Julia (curve_fit is from LstSq):

fit = curve_fit(pval, x, y, p0)

Both functions claim to use Levenberg-Marquardt. It is possible the the Optim package has a better solver and I can try to use that, but to start, I was trying to write comparable code.

I’m finding profiling a bit difficult. In MATLAB the profiler ranks code by the total length of time it takes to execute. This makes it easy to find where to spend time optimizing. The Profile package in Julia lists which code runs the most, but not how long it takes.

#14

It is in the docs, but buried a bit. You can find a similar example here: http://juliamath.github.io/Interpolations.jl/latest/control/#Gridded-interpolation-1 .

The (x,) isn’t a transpose, it constructs a tuple of length 1. The same syntax generalizes to higher dimensional problems. A 3D grid could have (x, y, z) as that argument, which is a tuple of length 3.

#15

Lets just say for myself, the documentation and example are not nearly clear enough. Part of this may be due to the fact that I’m not a mathematician, but I do have two degrees from MIT so I’m not clueless. In any case, I see this note from scipy.optimize.leastsq.

“leastsq” is a wrapper around MINPACK’s lmdif and lmder algorithms.

It may be that this function is especially fast in Python in that it is running optimized and compiled code. It still begs the question what I might try in Julia to speed up things.

#16

Are you comparing the time it takes to fit a single model in Julia versus Python? If so, it’s not surprising that the Python version is significantly faster. Julia achieves its speed by lazily compiling functions (just) ahead of time. Thus if you’re only doing any operation once in a Julia process, measuring the time that operation takes is also measuring compilation time.

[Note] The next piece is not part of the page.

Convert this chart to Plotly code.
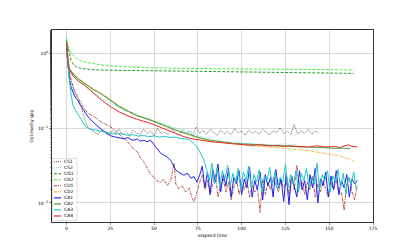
import plotly.graph_objects as go

# ---------------- data ----------------
cs1_x = [0, 0.5, 1, 2, 3, 4.5, 6, 8.3, 10, 12, 14,
         16, 18, 20, 22, 24, 26, 28, 30, 32, 34, 36, 38, 40, 42, 44, 46, 48, 50, 52, 54,
         56, 58, 60, 62, 64, 66, 68, 70, 72, 74, 76, 78, 80, 82, 84, 86, 88, 90, 92, 94,
         96, 98, 100, 102, 104, 106, 108, 110, 112, 114, 116, 118, 120, 122, 124, 126, 128, 130, 132, 134,
         136, 138, 140, 142, 144]
cs1_y = [1.2, 0.9, 0.65, 0.5, 0.4, 0.3, 0.25, 0.2, 0.14, 0.104, 0.095,
         0.089, 0.082, 0.095, 0.087, 0.079, 0.093, 0.084, 0.098, 0.081, 0.09, 0.078, 0.094, 0.086, 0.08, 0.097, 0.085,
         0.092, 0.079, 0.1, 0.084, 0.089, 0.082, 0.096, 0.087, 0.081, 0.094, 0.085, 0.091, 0.079, 0.104,
         0.086, 0.093, 0.083, 0.097, 0.088, 0.08, 0.095, 0.084, 0.09, 0.082, 0.099, 0.086, 0.092, 0.08,
         0.094, 0.085, 0.09, 0.083, 0.096, 0.088, 0.081, 0.093, 0.087, 0.101, 0.084, 0.09, 0.082, 0.112,
         0.083, 0.093, 0.085, 0.097, 0.083, 0.092, 0.087]

cs2_x = [0, 0.5, 1, 1.6, 2.6, 4, 5, 7, 10, 12, 15, 18, 20, 23, 25, 28, 30, 33, 35, 38, 40, 44, 48, 52, 55,
         60, 65, 70, 76, 81, 86, 90, 95, 100, 105, 110, 115, 120, 125, 128, 131]
cs2_y = [1.0, 0.85, 0.75, 0.64, 0.55, 0.5, 0.46, 0.42, 0.37, 0.35, 0.3, 0.27, 0.25, 0.23, 0.215, 0.2, 0.19, 0.178,
         0.17, 0.16, 0.15, 0.14, 0.13, 0.12, 0.115, 0.105, 0.097, 0.09, 0.078, 0.072, 0.068, 0.066, 0.064, 0.063,
         0.062, 0.061, 0.061, 0.06, 0.062, 0.06, 0.061]

cg1_x = [0, 0.8, 1.6, 2.6, 4, 6, 8.3, 12, 16, 25, 40, 60, 80, 100, 120, 140, 164]
cg1_y = [1.5, 1.25, 1.05, 0.8, 0.7, 0.65, 0.63, 0.61, 0.6, 0.595, 0.59, 0.58, 0.575, 0.565, 0.56, 0.55, 0.54]

cg2_x = [0, 0.5, 1.5, 3, 5, 8, 12, 16, 22, 30, 40, 50, 65, 80, 100, 120, 140, 164]
cg2_y = [1.62, 1.35, 1.12, 0.98, 0.88, 0.8, 0.75, 0.72, 0.69, 0.665, 0.65, 0.64, 0.63, 0.625, 0.615, 0.61,
         0.605, 0.6]

cd1_x = [0, 0.5, 1, 2, 3, 4.5, 6, 7.3, 9, 11, 13, 15.8, 18, 20, 22.5, 25.3, 28, 31, 33, 34.9, 36.7, 38.5,
         40.5, 42.4, 44, 46, 48.1, 50, 51.9, 53.8, 55.5, 57.5, 59.5, 61.4, 62.4, 64, 66, 68, 70, 71.5, 72.8,
         74.5, 76, 77.5, 79, 80.5, 82, 83.5, 85, 86.5, 88, 89.5, 91, 92.5, 94, 95.5, 97, 98.5, 100, 101.5,
         103, 104.5, 106, 107.5, 109, 110.5, 112, 113.5, 115, 116.5, 118, 119.5, 121, 122.5, 124, 125.5,
         127, 128.5, 130, 131.5, 133, 134.5, 136, 137.5, 139, 140.5, 142, 143.5, 145, 146.5, 148, 149.5,
         151, 152.5, 154, 155.5, 157, 158.5, 160, 161.5, 163, 164.5, 166]
cd1_y = [1.2, 0.9, 0.65, 0.5, 0.4, 0.32, 0.27, 0.237, 0.2, 0.17, 0.155, 0.142, 0.13, 0.12, 0.112, 0.104,
         0.092, 0.08, 0.072, 0.066, 0.058, 0.052, 0.048, 0.039, 0.036, 0.03, 0.024, 0.022, 0.0195, 0.019,
         0.021, 0.017, 0.02, 0.034, 0.018, 0.0155, 0.017, 0.014, 0.016, 0.012, 0.0104,
         0.014, 0.019, 0.0235, 0.015, 0.02, 0.013, 0.018, 0.024, 0.012, 0.017, 0.021, 0.014, 0.019, 0.011,
         0.016, 0.022, 0.013, 0.018, 0.015, 0.02, 0.012, 0.017, 0.014, 0.016, 0.0075, 0.021, 0.013, 0.019,
         0.015, 0.022, 0.018, 0.014, 0.02, 0.016, 0.019, 0.013, 0.023, 0.015, 0.032, 0.016, 0.02, 0.013,
         0.019, 0.015, 0.023, 0.012, 0.018, 0.014, 0.02, 0.016, 0.012, 0.019, 0.015, 0.021, 0.013,
         0.014, 0.008, 0.018, 0.022, 0.014, 0.011, 0.017]

cd2_x = [0, 0.5, 1, 1.6, 2.6, 4, 6.4, 10, 15, 20, 25, 30, 35, 40, 48, 56, 62, 67, 72, 76.6, 82, 88, 95,
         100, 105, 110, 116, 120, 124, 128, 133, 138, 143, 148, 152, 155, 158, 161, 164]
cd2_y = [1.4, 1.0, 0.75, 0.63, 0.58, 0.53, 0.47, 0.41, 0.34, 0.29, 0.24, 0.2, 0.172, 0.15, 0.13, 0.108,
         0.095, 0.086, 0.078, 0.072, 0.067, 0.064, 0.062, 0.06, 0.058, 0.057, 0.056, 0.055, 0.054, 0.052,
         0.051, 0.05, 0.048, 0.046, 0.044, 0.043, 0.041, 0.039, 0.036]

ca1_x = [0, 0.5, 1, 1.6, 2.5, 3.5, 4.5, 5.5, 6.4, 8, 9.5, 11, 13, 15.8, 18, 20, 22.5, 25.3, 28, 31, 33,
         35, 37, 38.6, 40.5, 42, 44.3, 46, 48, 50, 51.9, 53.8, 55.5, 57.6, 59.5, 61, 62.4, 63.8, 65.5, 67,
         69, 71, 72.8, 74.5,
         76, 77.5, 79, 80.5, 82, 83.5, 85, 86.5, 88, 89.5, 91, 92.5, 94, 95.5, 97, 98.5, 100, 101.5, 103,
         104.5, 106, 107.5, 109, 110.5, 112, 113.5, 115, 116.5, 118, 119.5, 121, 122.5, 124, 125.5, 127,
         128.5, 130, 131.5, 133, 134.5, 136, 137.5, 139, 140.5, 142, 143.5, 145, 146.5, 148, 149.5, 151,
         152.5, 154, 155.5, 157, 158.5, 160, 161.5, 163, 164.5, 166]
ca1_y = [1.18, 0.85, 0.6, 0.46, 0.36, 0.3, 0.27, 0.25, 0.237, 0.2, 0.175, 0.157, 0.135, 0.116, 0.105,
         0.096, 0.088, 0.079, 0.076, 0.074, 0.072, 0.075, 0.07, 0.069, 0.072, 0.067, 0.069, 0.066, 0.069,
         0.06, 0.052, 0.046, 0.044, 0.041, 0.037, 0.031, 0.0275, 0.026, 0.0245, 0.0235, 0.025, 0.0215,
         0.0225, 0.019,
         0.0235, 0.031, 0.016, 0.026, 0.013, 0.028, 0.019, 0.033, 0.014, 0.024, 0.017, 0.029, 0.012, 0.022,
         0.018, 0.027, 0.013, 0.021, 0.016, 0.03, 0.012, 0.02, 0.015, 0.026, 0.011, 0.024, 0.017, 0.022,
         0.012, 0.028, 0.016, 0.021, 0.0105, 0.025, 0.0095, 0.023, 0.017, 0.012, 0.027, 0.015, 0.02, 0.011,
         0.024, 0.016, 0.029, 0.01, 0.021, 0.017, 0.026, 0.012, 0.023, 0.015, 0.027, 0.013, 0.02, 0.016,
         0.024, 0.012, 0.021, 0.018, 0.02]

ca2_x = [0, 0.5, 1, 1.6, 2.6, 4, 6.4, 10, 15, 20, 25, 30, 35, 40, 48, 56, 62, 67, 72, 76.6, 82, 88, 95,
         100, 105, 110, 116, 120, 124, 128, 133, 138, 143, 148, 153, 158, 162]
ca2_y = [1.45, 1.0, 0.75, 0.62, 0.57, 0.52, 0.46, 0.4, 0.33, 0.285, 0.235, 0.195, 0.168, 0.148, 0.128,
         0.107, 0.095, 0.087, 0.079, 0.074, 0.069, 0.066, 0.063, 0.062, 0.061, 0.059, 0.059, 0.058, 0.058,
         0.057, 0.056, 0.056, 0.055, 0.055, 0.054, 0.054, 0.053]

ca3_x = [0, 0.5, 1, 1.6, 2.5, 3.5, 5, 6.4, 8.5, 11, 13, 15.8, 19, 22, 25, 28, 31, 35, 38, 41, 44, 47, 50,
         53, 56, 59, 62, 65, 68, 70, 71.5, 72.8, 74.2, 75.6, 77, 78.5,
         80, 81.5, 83, 84.5, 86, 87.5, 89, 90.5, 92, 93.5, 95, 96.5, 98, 99.5, 101, 102.5, 104, 105.5, 107,
         108.5, 110, 111.5, 113, 114.5, 116, 117.5, 119, 120.5, 122, 123.5, 125, 126.5, 128, 129.5, 131,
         132.5, 134, 135.5, 137, 138.5, 140, 141.5, 143, 144.5, 146, 147.5, 149, 150.5, 152, 153.5, 155,
         156.5, 158, 159.5, 161, 162.5, 164, 165.5]
ca3_y = [1.1, 0.8, 0.6, 0.45, 0.3, 0.21, 0.175, 0.157, 0.13, 0.104, 0.098, 0.095, 0.092, 0.089, 0.087,
         0.083, 0.085, 0.08, 0.082, 0.078, 0.08, 0.077, 0.079, 0.076, 0.078, 0.075, 0.076, 0.073, 0.072,
         0.07, 0.066, 0.062, 0.057, 0.051, 0.044, 0.037,
         0.028, 0.02, 0.034, 0.018, 0.03, 0.016, 0.027, 0.021, 0.032, 0.017, 0.025, 0.019, 0.029, 0.015,
         0.026, 0.02, 0.031, 0.016, 0.024, 0.019, 0.028, 0.014, 0.023, 0.02, 0.03, 0.017, 0.026, 0.015,
         0.022, 0.019, 0.033, 0.016, 0.024, 0.018, 0.027, 0.014, 0.025, 0.02, 0.029, 0.016, 0.022, 0.018,
         0.034, 0.015, 0.024, 0.02, 0.027, 0.014, 0.023, 0.019, 0.028, 0.016, 0.025, 0.013, 0.022, 0.018,
         0.026, 0.015]

ca4_x = [0, 0.5, 1, 1.6, 2.6, 4, 6.4, 10, 15, 20, 25, 30, 35, 40, 48, 56, 62, 67, 72, 76.6, 82, 88, 95,
         100, 105, 110, 116, 120, 124, 128, 133, 138, 143, 148, 153, 156, 159, 161, 163, 166]
ca4_y = [1.4, 0.95, 0.7, 0.6, 0.54, 0.49, 0.43, 0.38, 0.3, 0.237, 0.195, 0.165, 0.146, 0.132, 0.116,
         0.097, 0.085, 0.077, 0.072, 0.069, 0.066, 0.064, 0.062, 0.061, 0.059, 0.06, 0.058, 0.059, 0.057,
         0.058, 0.057, 0.056, 0.058, 0.056, 0.057, 0.055, 0.058, 0.06, 0.057, 0.056]

x_ticks = [0, 25, 50, 75, 100, 125, 150, 175]
y_tickvals = [1, 0.1, 0.01]
y_ticktext = ["10<sup>0</sup>", "10<sup>−1</sup>", "10<sup>−2</sup>"]

# ---------------- figure ----------------
DOT = "1px,1px"
DASH = "3px,1.5px"
DASHDOT = "3px,1px,1px,1px"
series = [
    ("CS1", cs1_x, cs1_y, "#5a5a5a", DOT, 0.9),
    ("CS2", cs2_x, cs2_y, "#6fdcdc", DOT, 0.9),
    ("CG1", cg1_x, cg1_y, "#1a8c1a", DASH, 0.9),
    ("CG2", cg2_x, cg2_y, "#33ee33", DASH, 0.9),
    ("CD1", cd1_x, cd1_y, "#b03a3a", DASHDOT, 0.9),
    ("CD2", cd2_x, cd2_y, "#ffaa22", DASHDOT, 0.9),
    ("CA1", ca1_x, ca1_y, "#2222ee", "solid", 1.0),
    ("CA2", ca2_x, ca2_y, "rgba(40,150,40,0.85)", "solid", 1.1),
    ("CA3", ca3_x, ca3_y, "#22c8c8", "solid", 1.0),
    ("CA4", ca4_x, ca4_y, "#ee2a2a", "solid", 1.0),
]

fig = go.Figure()
for name, xs, ys, col, dash, w in series:
    n = min(len(xs), len(ys))
    fig.add_trace(go.Scatter(x=xs[:n], y=ys[:n], mode="lines", name=name, showlegend=False,
                             line=dict(color=col, dash=dash, width=w)))

# hand-built compact legend (matplotlib style), in paper coordinates
L, R, T, B = 52.0, 373.0, 30.0, 222.0
def px(xp):
    return (xp - L) / (R - L)
def py(yp):
    return (B - yp) / (B - T)

shapes = [dict(type="rect", xref="paper", yref="paper", x0=px(52.6), x1=px(77), y0=py(220.5), y1=py(158.5),
               line=dict(color="#cccccc", width=0.6), fillcolor="rgba(255,255,255,0.85)", layer="above")]
annotations = []
for i, (name, xs, ys, col, dash, w) in enumerate(series):
    yy = 161.7 + 6.03 * i
    shapes.append(dict(type="line", xref="paper", yref="paper", x0=px(54), x1=px(61), y0=py(yy), y1=py(yy),
                       line=dict(color=col, dash=dash, width=w + 0.2), layer="above"))
    annotations.append(dict(xref="paper", yref="paper", x=px(62.3), y=py(yy), text=name, showarrow=False,
                            xanchor="left", yanchor="middle", font=dict(size=4.5, color="black")))

fig.update_layout(
    width=415, height=249,
    margin=dict(l=52, r=42, t=30, b=27),
    paper_bgcolor="white", plot_bgcolor="white",
    font=dict(family="DejaVu Sans", size=5, color="black"),
    showlegend=False,
    shapes=shapes, annotations=annotations,
)
fig.update_xaxes(range=[-8.3, 175], tickvals=x_ticks, ticks="outside", ticklen=2, tickwidth=0.6,
                 showgrid=True, gridcolor="#d0d0d0", gridwidth=0.8, zeroline=False,
                 showline=True, linecolor="black", linewidth=0.8, mirror=True,
                 title=dict(text="elapsed time", font=dict(size=4.5), standoff=3),
                 tickfont=dict(size=4.5), automargin=False)
fig.update_yaxes(type="log", range=[-2.254, 0.312], tickvals=y_tickvals, ticktext=y_ticktext,
                 ticks="outside", ticklen=2, tickwidth=0.6,
                 minor=dict(ticks="outside", ticklen=1.2, tickwidth=0.5, showgrid=False),
                 showgrid=True, gridcolor="#d0d0d0", gridwidth=0.8, zeroline=False,
                 showline=True, linecolor="black", linewidth=0.8, mirror=True,
                 title=dict(text="Optimality gap", font=dict(size=4.5), standoff=4),
                 tickfont=dict(size=4.5), automargin=False)

fig.write_html("out.html", config={"displayModeBar": False, "staticPlot": True},
               post_script="document.body.style.margin='0';document.body.style.padding='0';")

This is why people earlier in this thread were using @btime from BenchmarkTools rather than @time from Base. @btime makes sure that it’s measuring the operation sans compilation.

#17

But it does — the profiling counts displayed are proportional to runtime.

As indicated above, this could be the case, which makes it a excellent opportunity to improve them by making a pull request. You are now in a perfect position to do improve it for the next person.

#18

I’m not using @btime, but I am running the @time several times to account for compilation. More to the point, when I do a full run (which iterates over 500 responses) it takes my Python code about 10 seconds to run where as my Julia code runs over several minutes. I take it the actual Levenberg-Marquardt code used by SciPy is just a wrapper over some highly optimized MINPACK code. Either way, I don’t think Julia should be an order of magnitude slower. The speed of the interpolation code doesn’t explain all of the slowness.

#19

https://github.com/KristofferC/TimerOutputs.jl can be used to get a bit higher level view of where execution time is being spent.

1 Like
#20

If you can strip the proprietary bits from your code, folks on this forum are often more than happy to help with performance tweaking. There shouldn’t be a big enough algorithmic difference between Julia and Python to produce to an orders-of-magnitude slowdown; the likeliest culprit is type instability. Try @code_warntype or Traceur.jl to ferret those out.

2 Likes
#21

This might take a bit of time (since I need to do both Python and Julia to compare) and I’m pretty busy over the next few days. I’ll see what I can do.